Victor Strecher, who has spent the better part of two decades examining ways to help people change their behaviors to become healthier, is forming the new University of Michigan Center for Health Communications Research. With a new $10 million grant from the National Cancer Institute, the center will study how information technology can tailor behavior advice to the specific needs of the user.

“The problem we have,” Strecher said, “is reaching as many people as mass media does, while being as effective as an interaction with an expert counselor can be.”

Information by itself is not the answer. Most smokers know smoking is unhealthy, yet they keep doing it, Strecher said.

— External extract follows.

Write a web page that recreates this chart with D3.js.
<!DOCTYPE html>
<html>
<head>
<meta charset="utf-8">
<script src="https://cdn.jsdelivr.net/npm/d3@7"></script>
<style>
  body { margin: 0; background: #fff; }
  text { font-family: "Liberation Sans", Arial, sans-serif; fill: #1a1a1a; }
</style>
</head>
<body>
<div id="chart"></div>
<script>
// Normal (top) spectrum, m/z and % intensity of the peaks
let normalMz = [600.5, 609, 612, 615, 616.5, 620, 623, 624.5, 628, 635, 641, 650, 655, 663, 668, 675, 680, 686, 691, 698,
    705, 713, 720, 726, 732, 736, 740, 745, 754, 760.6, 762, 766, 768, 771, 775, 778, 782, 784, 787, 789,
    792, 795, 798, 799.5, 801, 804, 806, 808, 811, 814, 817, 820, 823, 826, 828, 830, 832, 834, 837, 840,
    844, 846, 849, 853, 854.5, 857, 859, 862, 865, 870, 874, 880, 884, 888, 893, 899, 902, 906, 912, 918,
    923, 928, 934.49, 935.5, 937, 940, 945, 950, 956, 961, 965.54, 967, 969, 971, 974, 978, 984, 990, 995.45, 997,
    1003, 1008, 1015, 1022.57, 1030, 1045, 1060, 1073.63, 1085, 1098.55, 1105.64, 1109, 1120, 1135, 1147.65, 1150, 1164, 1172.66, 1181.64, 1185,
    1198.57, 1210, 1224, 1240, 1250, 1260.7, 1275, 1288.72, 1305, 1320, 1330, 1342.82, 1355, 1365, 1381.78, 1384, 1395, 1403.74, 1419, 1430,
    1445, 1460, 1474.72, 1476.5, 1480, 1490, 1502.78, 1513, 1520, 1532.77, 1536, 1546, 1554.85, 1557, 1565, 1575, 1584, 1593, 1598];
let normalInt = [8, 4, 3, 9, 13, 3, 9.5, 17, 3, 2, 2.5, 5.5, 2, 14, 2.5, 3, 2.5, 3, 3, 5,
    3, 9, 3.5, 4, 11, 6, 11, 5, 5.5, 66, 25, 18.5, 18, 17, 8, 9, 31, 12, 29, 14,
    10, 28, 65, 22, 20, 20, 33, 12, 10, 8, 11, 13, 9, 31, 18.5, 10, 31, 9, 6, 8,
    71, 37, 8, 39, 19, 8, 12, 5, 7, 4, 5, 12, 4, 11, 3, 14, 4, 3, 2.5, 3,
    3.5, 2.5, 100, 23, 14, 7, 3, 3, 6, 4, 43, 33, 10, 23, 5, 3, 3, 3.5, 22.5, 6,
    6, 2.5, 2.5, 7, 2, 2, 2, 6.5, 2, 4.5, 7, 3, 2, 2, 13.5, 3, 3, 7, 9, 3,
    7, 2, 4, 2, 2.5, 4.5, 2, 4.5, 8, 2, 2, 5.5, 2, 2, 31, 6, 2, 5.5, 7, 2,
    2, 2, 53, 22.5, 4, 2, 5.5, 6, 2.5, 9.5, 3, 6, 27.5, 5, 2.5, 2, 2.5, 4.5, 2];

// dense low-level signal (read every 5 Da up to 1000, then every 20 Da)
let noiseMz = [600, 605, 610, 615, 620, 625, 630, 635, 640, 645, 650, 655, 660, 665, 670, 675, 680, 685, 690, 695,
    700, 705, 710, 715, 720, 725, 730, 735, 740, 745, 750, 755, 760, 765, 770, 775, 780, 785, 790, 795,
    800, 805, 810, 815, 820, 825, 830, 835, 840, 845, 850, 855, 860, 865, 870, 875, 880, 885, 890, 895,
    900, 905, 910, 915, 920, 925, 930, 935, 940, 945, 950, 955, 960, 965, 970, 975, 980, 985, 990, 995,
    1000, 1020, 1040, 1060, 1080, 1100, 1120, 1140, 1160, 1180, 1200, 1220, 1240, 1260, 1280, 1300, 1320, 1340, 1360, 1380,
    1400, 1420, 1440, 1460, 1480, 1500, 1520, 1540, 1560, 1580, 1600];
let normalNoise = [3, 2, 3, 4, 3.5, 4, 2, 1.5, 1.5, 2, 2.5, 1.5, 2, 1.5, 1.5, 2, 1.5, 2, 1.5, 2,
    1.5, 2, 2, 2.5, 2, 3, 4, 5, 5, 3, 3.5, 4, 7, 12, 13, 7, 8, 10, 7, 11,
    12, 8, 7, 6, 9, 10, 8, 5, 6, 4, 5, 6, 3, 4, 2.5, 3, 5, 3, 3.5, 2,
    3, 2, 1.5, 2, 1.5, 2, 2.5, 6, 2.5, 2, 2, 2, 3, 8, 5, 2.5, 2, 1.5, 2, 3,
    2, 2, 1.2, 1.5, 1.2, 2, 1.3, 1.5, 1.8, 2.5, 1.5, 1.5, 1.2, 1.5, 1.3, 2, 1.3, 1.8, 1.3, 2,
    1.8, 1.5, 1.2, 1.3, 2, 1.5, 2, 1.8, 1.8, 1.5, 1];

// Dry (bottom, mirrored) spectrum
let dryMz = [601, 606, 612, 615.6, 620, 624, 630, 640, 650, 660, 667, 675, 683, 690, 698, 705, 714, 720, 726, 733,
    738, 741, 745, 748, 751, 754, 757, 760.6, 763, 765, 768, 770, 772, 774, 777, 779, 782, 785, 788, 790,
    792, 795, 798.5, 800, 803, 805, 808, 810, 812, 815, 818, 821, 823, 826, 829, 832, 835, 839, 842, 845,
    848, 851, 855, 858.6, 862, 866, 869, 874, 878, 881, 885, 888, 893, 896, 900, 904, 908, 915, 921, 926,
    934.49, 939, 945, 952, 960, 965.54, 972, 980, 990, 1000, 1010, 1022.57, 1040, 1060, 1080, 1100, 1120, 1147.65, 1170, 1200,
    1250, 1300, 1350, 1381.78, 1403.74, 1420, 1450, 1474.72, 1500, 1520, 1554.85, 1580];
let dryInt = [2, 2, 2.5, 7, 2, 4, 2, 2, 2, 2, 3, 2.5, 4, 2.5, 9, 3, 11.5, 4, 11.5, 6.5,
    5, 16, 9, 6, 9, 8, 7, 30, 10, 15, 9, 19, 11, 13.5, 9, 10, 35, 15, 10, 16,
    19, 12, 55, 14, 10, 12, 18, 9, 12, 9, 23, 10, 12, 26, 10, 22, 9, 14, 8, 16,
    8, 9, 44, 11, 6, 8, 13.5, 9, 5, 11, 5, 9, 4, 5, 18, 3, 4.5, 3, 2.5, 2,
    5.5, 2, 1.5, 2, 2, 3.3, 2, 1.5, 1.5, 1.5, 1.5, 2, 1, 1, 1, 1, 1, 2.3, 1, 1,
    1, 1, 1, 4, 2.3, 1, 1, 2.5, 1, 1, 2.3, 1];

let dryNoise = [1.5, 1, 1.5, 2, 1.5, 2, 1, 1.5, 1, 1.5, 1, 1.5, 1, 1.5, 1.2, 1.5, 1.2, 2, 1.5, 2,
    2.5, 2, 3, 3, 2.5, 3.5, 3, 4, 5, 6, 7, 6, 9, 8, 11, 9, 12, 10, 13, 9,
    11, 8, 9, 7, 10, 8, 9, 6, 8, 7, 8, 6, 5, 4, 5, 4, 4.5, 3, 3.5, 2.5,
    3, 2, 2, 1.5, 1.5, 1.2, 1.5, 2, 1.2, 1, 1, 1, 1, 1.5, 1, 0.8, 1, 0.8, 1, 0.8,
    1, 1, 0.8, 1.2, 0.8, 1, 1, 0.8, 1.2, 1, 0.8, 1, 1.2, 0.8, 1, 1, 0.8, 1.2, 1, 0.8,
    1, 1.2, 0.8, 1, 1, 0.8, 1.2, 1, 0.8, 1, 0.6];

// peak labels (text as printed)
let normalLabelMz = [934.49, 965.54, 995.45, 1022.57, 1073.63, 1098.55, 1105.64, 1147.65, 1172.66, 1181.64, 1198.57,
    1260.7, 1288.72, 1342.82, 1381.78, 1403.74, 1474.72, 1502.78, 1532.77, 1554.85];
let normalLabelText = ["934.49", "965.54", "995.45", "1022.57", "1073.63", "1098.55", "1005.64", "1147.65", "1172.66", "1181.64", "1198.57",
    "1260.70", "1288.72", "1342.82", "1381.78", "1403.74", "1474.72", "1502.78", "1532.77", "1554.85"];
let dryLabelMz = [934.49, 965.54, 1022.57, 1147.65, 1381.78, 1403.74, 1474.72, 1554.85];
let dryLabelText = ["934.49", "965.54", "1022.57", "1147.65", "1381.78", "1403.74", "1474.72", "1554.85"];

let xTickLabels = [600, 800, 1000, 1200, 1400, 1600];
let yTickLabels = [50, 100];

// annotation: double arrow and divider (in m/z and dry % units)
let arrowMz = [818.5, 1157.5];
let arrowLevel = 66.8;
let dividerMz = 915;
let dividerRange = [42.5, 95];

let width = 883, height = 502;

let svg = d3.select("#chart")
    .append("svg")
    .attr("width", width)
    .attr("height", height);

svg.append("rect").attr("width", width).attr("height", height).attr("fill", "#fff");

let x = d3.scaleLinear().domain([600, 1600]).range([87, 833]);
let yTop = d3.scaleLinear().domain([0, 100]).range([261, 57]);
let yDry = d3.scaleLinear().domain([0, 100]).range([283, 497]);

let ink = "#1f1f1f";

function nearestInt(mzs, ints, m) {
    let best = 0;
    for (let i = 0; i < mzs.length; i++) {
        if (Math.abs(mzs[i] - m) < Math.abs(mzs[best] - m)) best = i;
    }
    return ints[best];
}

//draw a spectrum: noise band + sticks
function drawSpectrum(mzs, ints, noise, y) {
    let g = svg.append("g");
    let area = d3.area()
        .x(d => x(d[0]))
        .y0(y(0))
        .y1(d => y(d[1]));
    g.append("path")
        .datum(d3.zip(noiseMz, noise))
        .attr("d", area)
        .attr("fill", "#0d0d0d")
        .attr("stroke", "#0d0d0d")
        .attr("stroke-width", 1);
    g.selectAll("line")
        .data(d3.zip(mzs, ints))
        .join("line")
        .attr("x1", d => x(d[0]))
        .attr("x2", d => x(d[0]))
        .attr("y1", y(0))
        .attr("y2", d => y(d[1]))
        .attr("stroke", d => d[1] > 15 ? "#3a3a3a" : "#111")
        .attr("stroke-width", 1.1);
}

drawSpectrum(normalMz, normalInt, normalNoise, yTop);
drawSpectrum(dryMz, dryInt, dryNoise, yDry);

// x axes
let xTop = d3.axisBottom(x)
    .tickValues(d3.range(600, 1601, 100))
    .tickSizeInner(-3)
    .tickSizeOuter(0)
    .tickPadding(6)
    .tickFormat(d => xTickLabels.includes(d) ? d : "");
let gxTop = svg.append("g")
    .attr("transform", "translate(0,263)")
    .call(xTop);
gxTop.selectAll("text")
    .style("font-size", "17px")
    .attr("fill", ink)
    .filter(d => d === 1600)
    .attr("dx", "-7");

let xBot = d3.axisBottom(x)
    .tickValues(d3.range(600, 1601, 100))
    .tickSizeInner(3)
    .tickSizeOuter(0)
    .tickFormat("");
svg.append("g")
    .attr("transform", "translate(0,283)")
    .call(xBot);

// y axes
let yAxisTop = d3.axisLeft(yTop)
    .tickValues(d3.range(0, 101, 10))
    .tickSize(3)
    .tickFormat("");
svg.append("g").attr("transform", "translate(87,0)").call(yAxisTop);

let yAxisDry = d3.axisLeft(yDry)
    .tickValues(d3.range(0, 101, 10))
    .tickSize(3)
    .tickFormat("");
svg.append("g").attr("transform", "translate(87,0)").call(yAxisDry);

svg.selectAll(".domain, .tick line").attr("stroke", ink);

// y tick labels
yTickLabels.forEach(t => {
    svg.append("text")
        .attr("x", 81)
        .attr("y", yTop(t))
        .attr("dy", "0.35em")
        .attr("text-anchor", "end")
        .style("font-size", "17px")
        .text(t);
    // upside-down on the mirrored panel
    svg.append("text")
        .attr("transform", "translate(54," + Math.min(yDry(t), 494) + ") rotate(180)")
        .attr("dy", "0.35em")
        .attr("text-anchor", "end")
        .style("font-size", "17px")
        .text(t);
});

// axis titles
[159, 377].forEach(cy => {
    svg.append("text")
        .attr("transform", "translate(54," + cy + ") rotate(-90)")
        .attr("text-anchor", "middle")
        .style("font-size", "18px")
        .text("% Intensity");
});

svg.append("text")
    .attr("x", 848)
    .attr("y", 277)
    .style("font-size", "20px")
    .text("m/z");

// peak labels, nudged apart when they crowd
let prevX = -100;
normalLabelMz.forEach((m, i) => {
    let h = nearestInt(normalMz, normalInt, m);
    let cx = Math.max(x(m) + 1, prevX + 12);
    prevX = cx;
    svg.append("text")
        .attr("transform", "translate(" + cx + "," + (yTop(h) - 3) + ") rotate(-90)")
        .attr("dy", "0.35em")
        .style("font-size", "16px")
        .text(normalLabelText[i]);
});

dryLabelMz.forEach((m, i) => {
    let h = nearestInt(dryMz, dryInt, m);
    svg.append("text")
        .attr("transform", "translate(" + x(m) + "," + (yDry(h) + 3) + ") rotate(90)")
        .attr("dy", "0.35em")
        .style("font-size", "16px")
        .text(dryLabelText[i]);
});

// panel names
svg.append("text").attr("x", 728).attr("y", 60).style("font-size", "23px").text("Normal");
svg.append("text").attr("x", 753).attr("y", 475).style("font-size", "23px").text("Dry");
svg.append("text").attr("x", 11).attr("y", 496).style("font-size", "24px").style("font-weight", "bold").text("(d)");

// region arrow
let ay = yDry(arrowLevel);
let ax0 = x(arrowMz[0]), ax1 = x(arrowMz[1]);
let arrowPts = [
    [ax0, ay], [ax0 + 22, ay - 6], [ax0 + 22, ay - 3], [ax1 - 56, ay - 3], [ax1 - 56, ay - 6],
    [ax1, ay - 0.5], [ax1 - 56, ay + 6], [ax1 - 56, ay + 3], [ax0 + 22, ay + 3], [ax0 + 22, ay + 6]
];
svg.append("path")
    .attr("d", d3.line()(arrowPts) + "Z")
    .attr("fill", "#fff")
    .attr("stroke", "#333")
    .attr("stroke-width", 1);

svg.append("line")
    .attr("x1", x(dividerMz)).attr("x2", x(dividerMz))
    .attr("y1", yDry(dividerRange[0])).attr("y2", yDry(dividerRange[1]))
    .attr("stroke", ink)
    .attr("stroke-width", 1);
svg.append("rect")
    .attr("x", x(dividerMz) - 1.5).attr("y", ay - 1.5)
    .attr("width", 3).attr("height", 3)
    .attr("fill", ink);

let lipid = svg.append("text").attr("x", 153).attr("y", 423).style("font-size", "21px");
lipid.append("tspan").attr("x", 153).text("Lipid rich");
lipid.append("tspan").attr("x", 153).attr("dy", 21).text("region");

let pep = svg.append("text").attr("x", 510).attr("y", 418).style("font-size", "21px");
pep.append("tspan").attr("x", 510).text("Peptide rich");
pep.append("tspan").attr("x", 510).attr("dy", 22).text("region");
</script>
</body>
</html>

But messages customized to an individual’s specific motives, family and social environment, health history and other relevant factors can change unwanted behaviors far more than generic, one-size-fits-all information. In fact, Strecher has seen a 50-300 percent improvement in participants’ abilities to quit smoking, lose weight, eat more fruits and vegetables and get essential cancer screenings after computer-tailored advice. While Strecher has seen customized messages work on health concerns from obesity to regular mammograms, what remains unclear is how and why they work. The Center for Health Communications Research will team health experts with U-M statisticians and biostatisticians, who will build complex sequential experimental designs to figure out which “active ingredients” of a message change behavior. Roderick Little, U-M professor of biostatistics, will head the statistical team. Strecher uses an expert software system and a detailed patient questionnaire to create specialized newsletters focusing on that person’s wants and needs. U-M researchers will look at outcomes in three trials: one aimed at helping people to quit smoking, another encouraging people to eat more fruits and vegetables, and a third assisting women in deciding whether to take a specific drug to prevent breast cancer. They will collaborate with the National Cancer Institute’s Cancer Research Network, a group of 11 health maintenance organizations around the country, to do the trials. Determining how best to influence behavior has implications for HMOs and doctors, as well as health-focused agencies such as the American Cancer Society and private businesses including Weight Watchers and Jenny Craig, Strecher said. Strecher is professor of health behavior and health education at the U-M School of Public Health, director of the Health Media Research Laboratory and associate director for cancer prevention and control at the U-M Comprehensive Cancer Center. He also heads HealthMedia, a U-M spin-off company focused on tailored health products. Along with U-M, Saint Louis University, University of Wisconsin and University of Pennsylvania are part of the National Cancer Institute’s $40 million grant initiative.